Metric-Affine F(T,Q) gravity: cosmological implications and constraints
Dinesh Chandra Maurya, Kuralay Yesmakhanova, Ratbay Myrzakulov, Gulgassyl Nugmanova
Abstract
Abstract In this paper, we investigate some exact cosmological models in Metric-Affine F ( T , Q ) gravity, with observational constraints. The Metric-Affine F ( T , Q ) gravity is some kind of unification of two known gravity theories, namely, the F ( T ) gravity and the F ( Q ) gravity. We obtain the field equations of the Metric-Affine theory by considering the metric tensor and the general affine connection as independent variables.
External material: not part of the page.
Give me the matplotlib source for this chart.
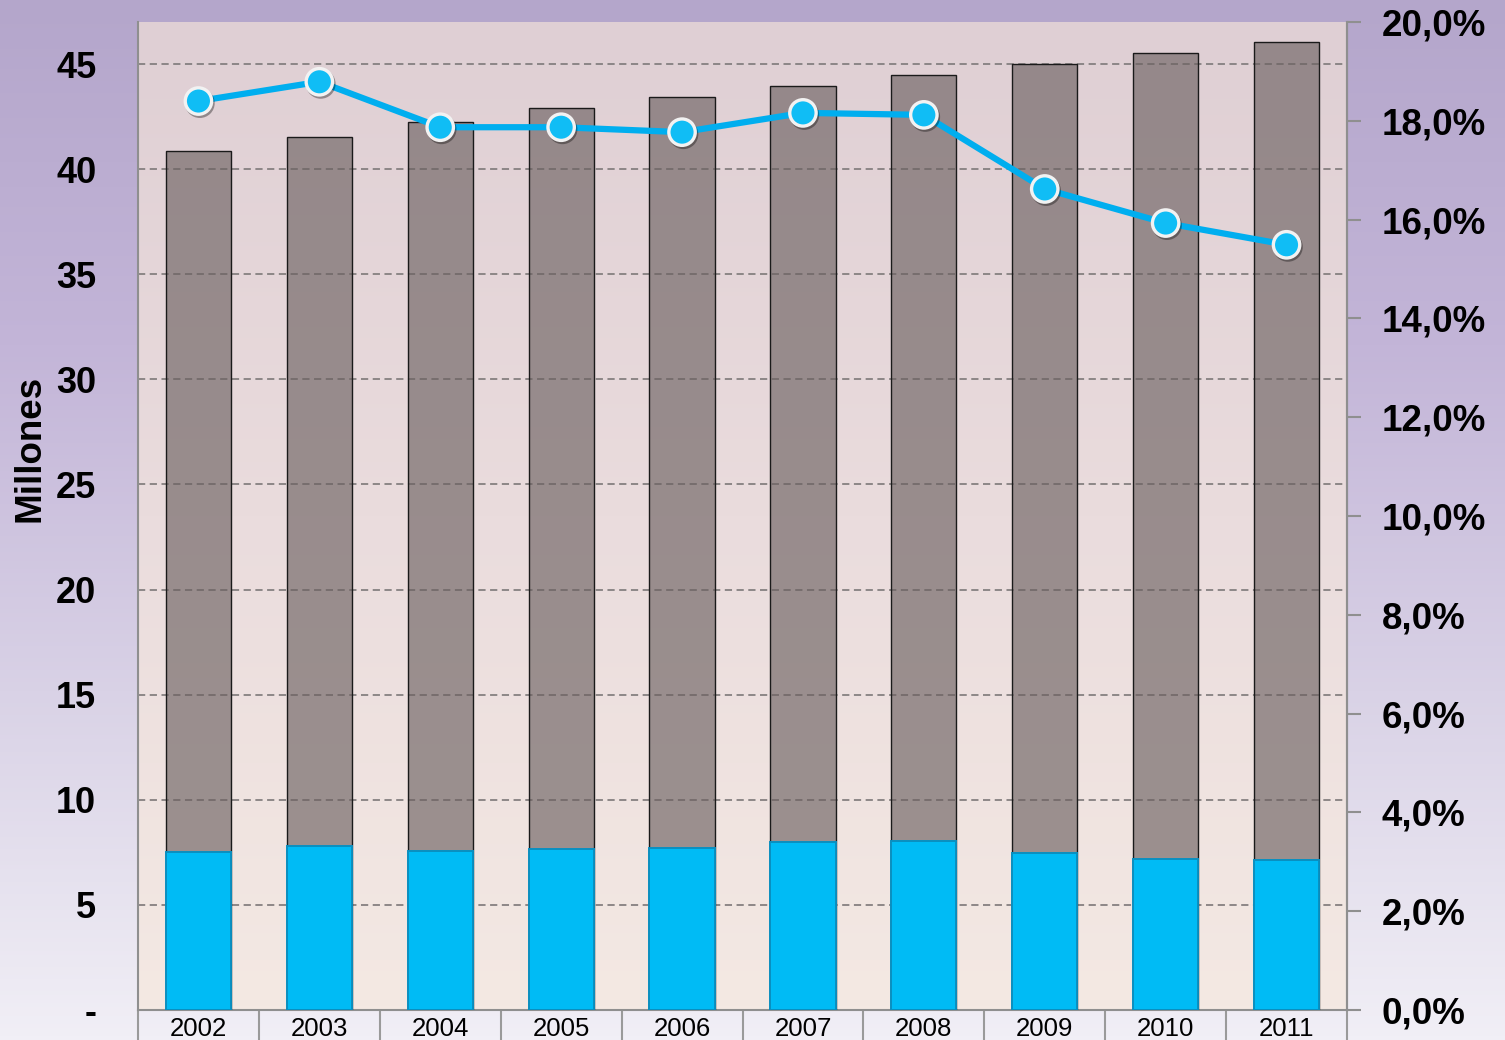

We then focus on the particular case in which the F ( T , Q ) function characterizing the aforementioned metric-affine models is linear, that is, F ( T , Q ) = λ T + μ Q . We investigate this linear case and consider a Friedmann-Lemaître-Robertson-Walker background to study cosmological aspects and applications. We have obtained three exact solutions of the modified field equations in two different cases, T and Q , using the Hubble function H ( t ) and the scale factor a ( t ). We then placed observational constraints on these solutions using the Hubble H ( z ) datasets and the MCMC analysis. We have investigated the deceleration parameter q ( z ) and effective EoS parameters, and a comparative study of all three models with ΛCDM model has been carried out.